With Hamilton losing pace dramatically on his in-lap and being caught and passed by Massa, Rosberg's new-tyre pace and uncomplicated out-laps really paid dividends. As the second stint started, Rosberg led Vettel by 5s, with Button, Massa and Hamilton giving chase.
But while Rosberg and the McLarens were committed to three-stop strategies, Vettel and Massa had decided to go for just two. The latter looked like the best plan once everyone had made their second stops just after half-distance, for though that put Vettel and Massa fourth and fifth behind Rosberg and the McLarens, they were matching the leaders' pace and not allowing the top three to pull out a sufficient margin to stay ahead when they made their additional stops.
Hamilton was now on a charge though, slicing down the inside of Button to take second on lap 35, and then quickly catching Rosberg after their third stops and diving past him into Turn 6.
He then hunted down the two-stopping Massa and passed the Ferrari with ease on the pits straight with 12 laps to go.
Next in his sights was Vettel and by lap 50 Hamilton was right with the Red Bull and attacking with the DRS wing on the back straight, though the championship leader doggedly hugged the inside line at the hairpin every time the McLaren drew alongside.

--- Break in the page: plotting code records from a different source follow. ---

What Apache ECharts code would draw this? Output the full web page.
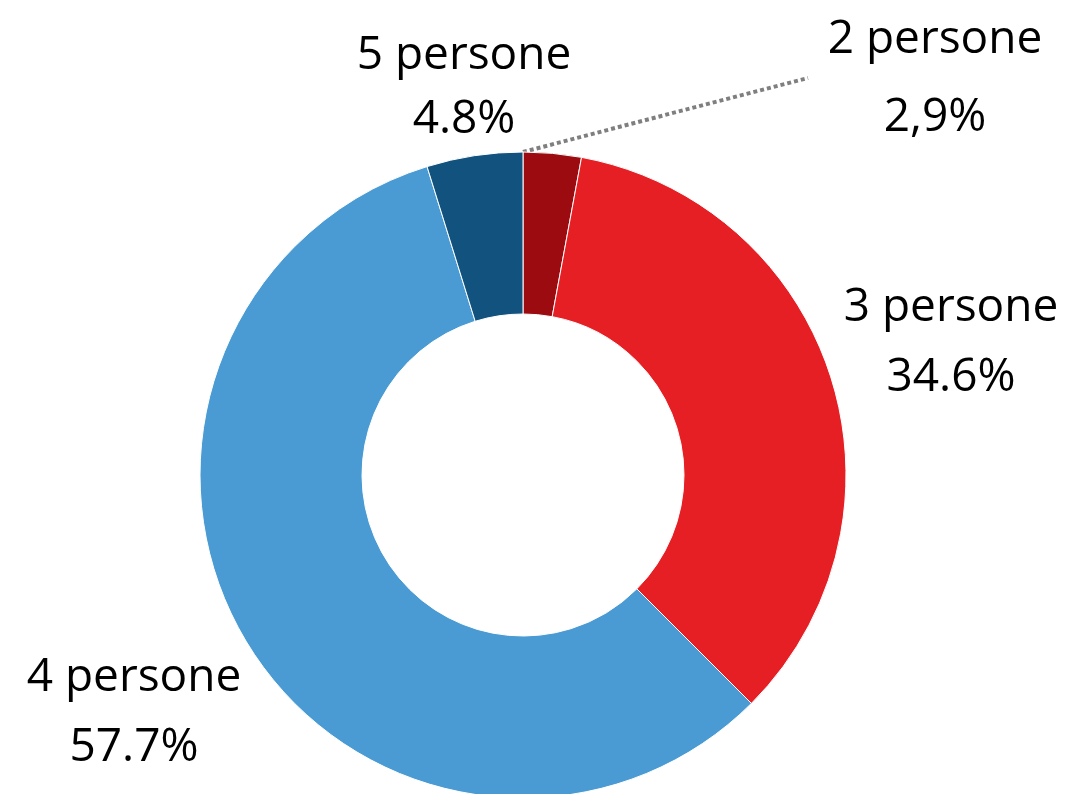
<!DOCTYPE html>
<html>
<head>
<meta charset="utf-8">
<script src="https://cdn.jsdelivr.net/npm/echarts@6/dist/echarts.min.js"></script>
<style>
  html, body { margin: 0; padding: 0; background: #fff; }
  #chart { width: 1068px; height: 794px; }
</style>
</head>
<body>
<div id="chart"></div>
<script>
// data
const categories = ['2 persone', '3 persone', '4 persone', '5 persone'];
const values = [2.9, 34.6, 57.7, 4.8];
const pctLabels = ['2,9%', '34.6%', '57.7%', '4.8%'];

const colors = ['#9b0b10', '#e61f25', '#4a9bd3', '#11527f'];

window.addEventListener("load", () => {
  let chart = echarts.init(document.getElementById("chart"), null, { renderer: 'canvas' });

  // where each label sits (center of the 2-line block) and its line spacing
  const labelPos = [
    { x: 935, y: 79, lh: 78 },
    { x: 951, y: 343, lh: 70 },
    { x: 134, y: 713, lh: 70 },
    { x: 464, y: 88, lh: 64 }
  ];

  const cx = 523, cy = 475, rOut = 323, rIn = 161;

  let data = categories.map((name, i) => ({
    name: name,
    value: values[i],
    itemStyle: { color: colors[i] },
    label: { lineHeight: labelPos[i].lh },
    labelLine: {
      show: i === 0,
      lineStyle: { color: '#7f7f7f', width: 4, type: [4, 3] }
    }
  }));

  let option = {
    backgroundColor: '#ffffff',
    animation: false,
    series: [
      {
        type: 'pie',
        center: [cx, cy],
        radius: [rIn, rOut],
        startAngle: 90,
        clockwise: true,
        avoidLabelOverlap: false,
        itemStyle: { borderColor: '#ffffff', borderWidth: 1 },
        label: {
          show: true,
          position: 'outside',
          fontFamily: 'Open Sans',
          fontSize: 46,
          color: '#000000',
          align: 'center',
          formatter: function (p) {
            return p.name + '\n' + pctLabels[p.dataIndex];
          }
        },
        labelLine: {
          show: false
        },
        labelLayout: function (params) {
          let pos = labelPos[params.dataIndex];
          let out = { x: pos.x, y: pos.y, align: 'center', verticalAlign: 'middle' };
          if (params.dataIndex === 0) {
            // leader line from top of the ring to beside the label
            out.labelLinePoints = [[cx, cy - rOut], [665, 115], [808, 78]];
          }
          return out;
        },
        data: data
      }
    ]
  };

  chart.setOption(option);
  window.addEventListener('resize', chart.resize);
});
</script>
</body>
</html>
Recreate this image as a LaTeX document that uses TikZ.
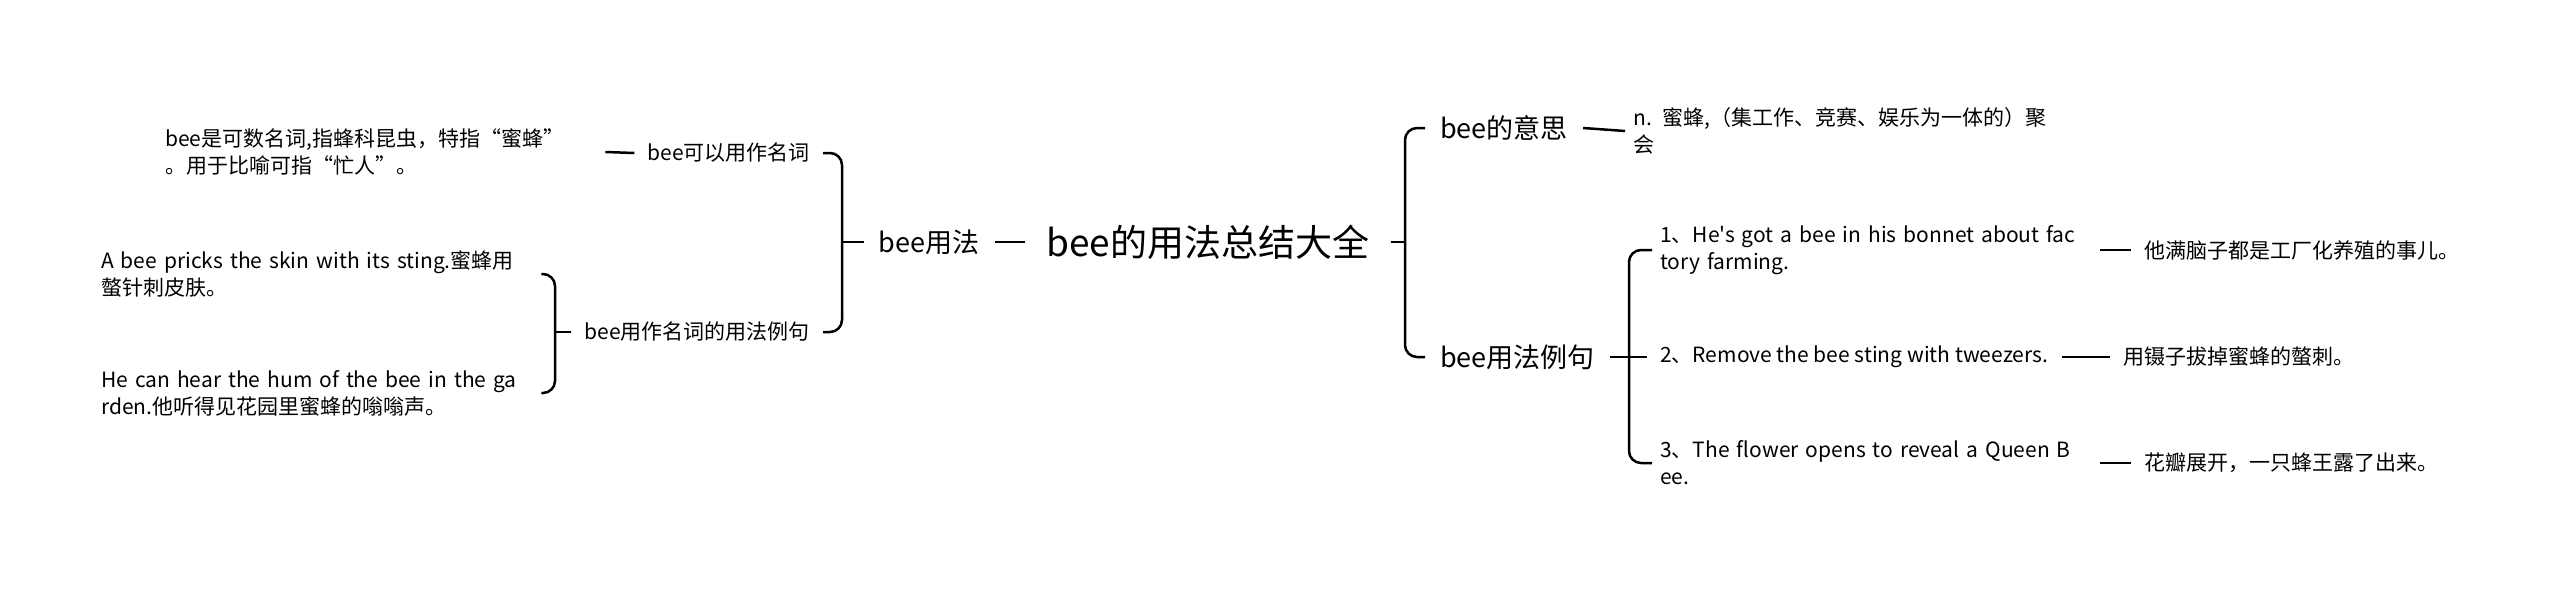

Hamilton had to try something different, and on lap 52 he got much better traction out of Turn 6 and swept through on the inside into the fast Turn 7, before quickly scampering away to take a breakthrough victory in a race that proved Formula 1's 2011 rules package is achieving everything the rule-makers could have hoped for. It was also an incredible result considering a problem with the McLaren's fuel system almost forced him to start from the pitlane - the car only just making it out of the garage in time.
Rosberg fell behind Button when he ran wide trying to pass Massa. With his tyres just too old to resist the three-stoppers, Massa was swiftly overtaken by Button, Rosberg and even Webber - who also became a factor in the podium battle in the enthralling final stages.
The Australian had made little impression in his first stint on hard tyres, but like Sepang a week ago, stopping three times gave him plenty of opportunity to gain ground in clear air - and saving the much quicker softs for the final stint when everyone else was on hards gave him a huge pace advantage, as he proved by grabbing fourth from Rosberg with a Turn 6 dive three laps from the end. Lapping 2s quicker than anyone else, Webber then caught Button at the end of the penultimate lap and grabbed a sensational podium finish.
Massa had to settle for sixth, but could take satisfaction from outpacing team-mate Fernando Alonso, who both lacked Massa's speed and lost ground emerging into traffic after pitstops. He just beat Michael Schumacher to seventh, the Mercedes having got clear of the midfield by making a very early first of three stops.
Renault's podium run ended with Vitaly Petrov only able to take ninth place ahead of Kamui Kobayashi's Sauber. Paul di Resta was looking good for more points until fading in the final few laps, leaving him 11th ahead of Nick Heidfeld's Renault, with which he clashed in the closing moments. Adrian Sutil's race in the second Force India was spoiled by contact with Sergio Perez, for which the Sauber driver was penalised.
Toro Rosso's great qualifying effort turned to nothing, with both drivers soon falling down the order - Sebastien Buemi finishing only 14th behind Rubens Barrichello's Williams, and Jaime Alguersuari retiring when a wheel fell off after his pitstop. Behind Sutil, Heikki Kovalainen gave Lotus plenty to cheer by beating Perez and Pastor Maldonado's Williams to 16th.
Both HRTs of Narain Karthikeyan and Vitantonio Liuzzi made it to their first successful finish, the Italian managing to overtake the Indian on the final lap after the former served a drive-thru for a jump start.